## [The request]
Copy everything in the listing below word for word, apart from any images.
⁂
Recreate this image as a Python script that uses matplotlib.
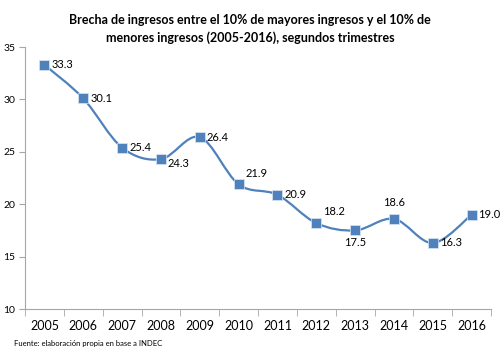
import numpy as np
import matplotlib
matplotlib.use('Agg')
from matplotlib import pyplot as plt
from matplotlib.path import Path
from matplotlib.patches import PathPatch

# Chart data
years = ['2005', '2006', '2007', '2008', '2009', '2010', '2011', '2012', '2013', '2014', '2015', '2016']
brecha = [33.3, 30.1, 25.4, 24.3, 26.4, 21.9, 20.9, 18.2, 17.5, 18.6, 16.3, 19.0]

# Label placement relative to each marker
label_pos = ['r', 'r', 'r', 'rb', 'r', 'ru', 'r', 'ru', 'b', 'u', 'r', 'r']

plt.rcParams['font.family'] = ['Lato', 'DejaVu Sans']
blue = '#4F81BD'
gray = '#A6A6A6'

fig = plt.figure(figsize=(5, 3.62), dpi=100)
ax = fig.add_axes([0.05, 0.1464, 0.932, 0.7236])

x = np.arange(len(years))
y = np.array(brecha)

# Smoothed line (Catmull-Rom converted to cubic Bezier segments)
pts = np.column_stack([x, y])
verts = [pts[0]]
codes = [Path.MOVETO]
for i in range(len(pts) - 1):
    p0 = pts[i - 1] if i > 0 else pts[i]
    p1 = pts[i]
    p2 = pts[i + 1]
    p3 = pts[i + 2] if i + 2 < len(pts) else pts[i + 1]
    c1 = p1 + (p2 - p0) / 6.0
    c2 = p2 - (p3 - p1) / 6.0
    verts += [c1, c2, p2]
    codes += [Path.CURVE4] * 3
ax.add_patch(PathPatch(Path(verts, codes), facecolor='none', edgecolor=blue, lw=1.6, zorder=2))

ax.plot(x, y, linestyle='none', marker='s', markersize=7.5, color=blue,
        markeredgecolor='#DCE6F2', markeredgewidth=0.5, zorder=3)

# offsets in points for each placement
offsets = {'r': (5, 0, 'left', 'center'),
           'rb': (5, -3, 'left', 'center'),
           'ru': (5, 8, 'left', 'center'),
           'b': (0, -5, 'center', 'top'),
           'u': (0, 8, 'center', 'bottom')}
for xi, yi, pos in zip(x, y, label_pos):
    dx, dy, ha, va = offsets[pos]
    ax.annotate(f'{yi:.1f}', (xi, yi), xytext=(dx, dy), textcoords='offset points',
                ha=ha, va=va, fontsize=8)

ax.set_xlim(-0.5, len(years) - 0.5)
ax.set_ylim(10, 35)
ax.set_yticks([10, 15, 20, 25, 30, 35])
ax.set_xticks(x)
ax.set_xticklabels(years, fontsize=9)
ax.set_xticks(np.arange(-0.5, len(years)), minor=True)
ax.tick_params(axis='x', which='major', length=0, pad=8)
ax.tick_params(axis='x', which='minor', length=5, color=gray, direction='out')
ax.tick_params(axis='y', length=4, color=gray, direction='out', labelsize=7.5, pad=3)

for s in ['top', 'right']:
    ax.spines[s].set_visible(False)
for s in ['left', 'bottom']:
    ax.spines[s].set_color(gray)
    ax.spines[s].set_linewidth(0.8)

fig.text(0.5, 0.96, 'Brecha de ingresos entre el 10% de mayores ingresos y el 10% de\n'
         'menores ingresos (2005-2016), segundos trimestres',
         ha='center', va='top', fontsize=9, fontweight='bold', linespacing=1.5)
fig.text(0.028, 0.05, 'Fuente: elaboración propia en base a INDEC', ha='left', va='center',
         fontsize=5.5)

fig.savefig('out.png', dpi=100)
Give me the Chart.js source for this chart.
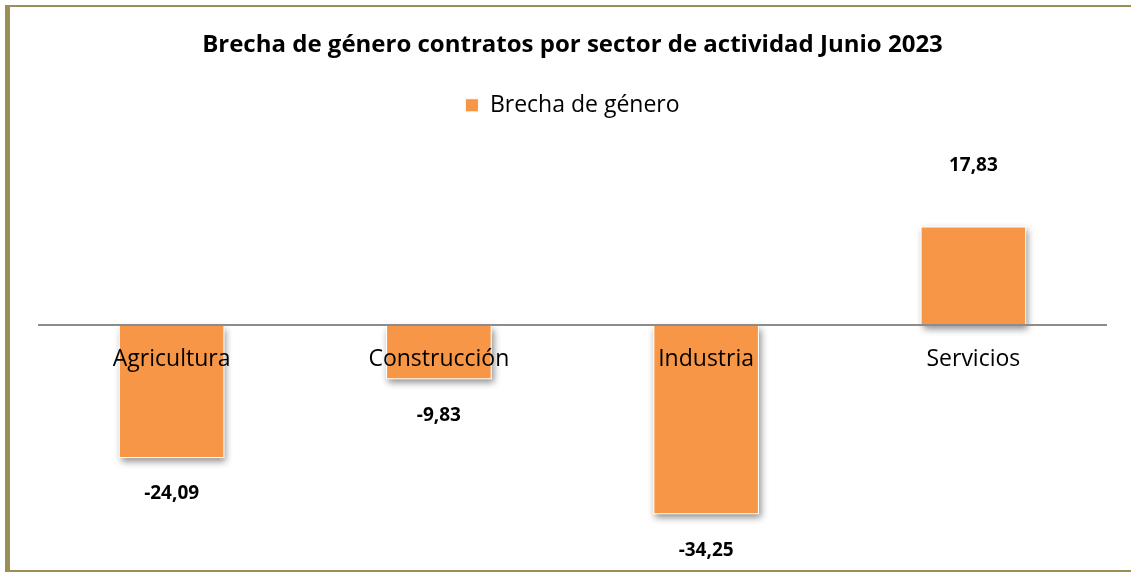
⁂
## [Final answer]
Recreate this image as a Python script that uses matplotlib.
import numpy as np
import matplotlib
matplotlib.use('Agg')
from matplotlib import pyplot as plt
from matplotlib.path import Path
from matplotlib.patches import PathPatch

# Chart data
years = ['2005', '2006', '2007', '2008', '2009', '2010', '2011', '2012', '2013', '2014', '2015', '2016']
brecha = [33.3, 30.1, 25.4, 24.3, 26.4, 21.9, 20.9, 18.2, 17.5, 18.6, 16.3, 19.0]

# Label placement relative to each marker
label_pos = ['r', 'r', 'r', 'rb', 'r', 'ru', 'r', 'ru', 'b', 'u', 'r', 'r']

plt.rcParams['font.family'] = ['Lato', 'DejaVu Sans']
blue = '#4F81BD'
gray = '#A6A6A6'

fig = plt.figure(figsize=(5, 3.62), dpi=100)
ax = fig.add_axes([0.05, 0.1464, 0.932, 0.7236])

x = np.arange(len(years))
y = np.array(brecha)

# Smoothed line (Catmull-Rom converted to cubic Bezier segments)
pts = np.column_stack([x, y])
verts = [pts[0]]
codes = [Path.MOVETO]
for i in range(len(pts) - 1):
    p0 = pts[i - 1] if i > 0 else pts[i]
    p1 = pts[i]
    p2 = pts[i + 1]
    p3 = pts[i + 2] if i + 2 < len(pts) else pts[i + 1]
    c1 = p1 + (p2 - p0) / 6.0
    c2 = p2 - (p3 - p1) / 6.0
    verts += [c1, c2, p2]
    codes += [Path.CURVE4] * 3
ax.add_patch(PathPatch(Path(verts, codes), facecolor='none', edgecolor=blue, lw=1.6, zorder=2))

ax.plot(x, y, linestyle='none', marker='s', markersize=7.5, color=blue,
        markeredgecolor='#DCE6F2', markeredgewidth=0.5, zorder=3)

# offsets in points for each placement
offsets = {'r': (5, 0, 'left', 'center'),
           'rb': (5, -3, 'left', 'center'),
           'ru': (5, 8, 'left', 'center'),
           'b': (0, -5, 'center', 'top'),
           'u': (0, 8, 'center', 'bottom')}
for xi, yi, pos in zip(x, y, label_pos):
    dx, dy, ha, va = offsets[pos]
    ax.annotate(f'{yi:.1f}', (xi, yi), xytext=(dx, dy), textcoords='offset points',
                ha=ha, va=va, fontsize=8)

ax.set_xlim(-0.5, len(years) - 0.5)
ax.set_ylim(10, 35)
ax.set_yticks([10, 15, 20, 25, 30, 35])
ax.set_xticks(x)
ax.set_xticklabels(years, fontsize=9)
ax.set_xticks(np.arange(-0.5, len(years)), minor=True)
ax.tick_params(axis='x', which='major', length=0, pad=8)
ax.tick_params(axis='x', which='minor', length=5, color=gray, direction='out')
ax.tick_params(axis='y', length=4, color=gray, direction='out', labelsize=7.5, pad=3)

for s in ['top', 'right']:
    ax.spines[s].set_visible(False)
for s in ['left', 'bottom']:
    ax.spines[s].set_color(gray)
    ax.spines[s].set_linewidth(0.8)

fig.text(0.5, 0.96, 'Brecha de ingresos entre el 10% de mayores ingresos y el 10% de\n'
         'menores ingresos (2005-2016), segundos trimestres',
         ha='center', va='top', fontsize=9, fontweight='bold', linespacing=1.5)
fig.text(0.028, 0.05, 'Fuente: elaboración propia en base a INDEC', ha='left', va='center',
         fontsize=5.5)

fig.savefig('out.png', dpi=100)
Give me the Chart.js source for this chart.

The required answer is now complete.